In the aftermath of Iran’s disputed 2009 presidential election, the majority of reformist politicians and activists became subject to increasingly intense government surveillance, more periods of detention, and travel bans.

The reformist former president clashed several times during his term in office with Iran’s security services, elements of which were implicated in a series of notorious murders of prominent intellectuals.

Despite being a former president, it is widely believed in Iran that Khatami’s movements are watched and controlled by the Iranian government. Khatami has not attended a series of events abroad he has been invited to, and failed to travel to the funeral of Nelson Mandela, despite having expressed his wish to do so.

As part of his election manifesto, Iran’s President Hassan Rouhani promised to reduce state intrusion into citizen’s lives. He has made little progress so far, leading to criticism from activists and human rights campaigners.

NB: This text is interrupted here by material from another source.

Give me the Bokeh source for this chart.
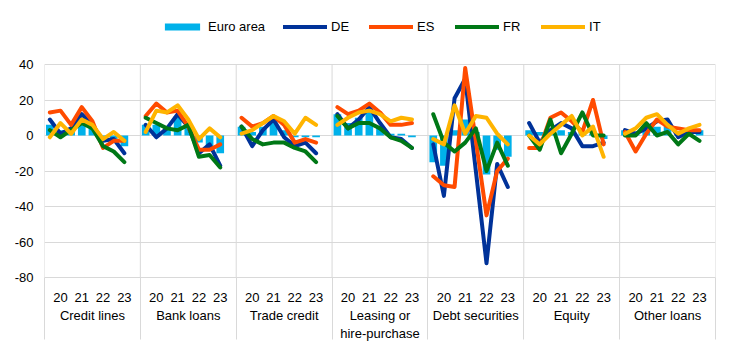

One Iranian MP, Ali Motahari, complained in July that his office had been bugged, and submitted a letter of protest to Iran’s Intelligence ministry. On Saturday, Motahari said that two officials from ministry had been removed from office, but his claims were disputed by the editor of the hardline conservative Keyhan newspaper, Hossein Shariatmadari, who said that they were dismissed by the new Rouhani administration.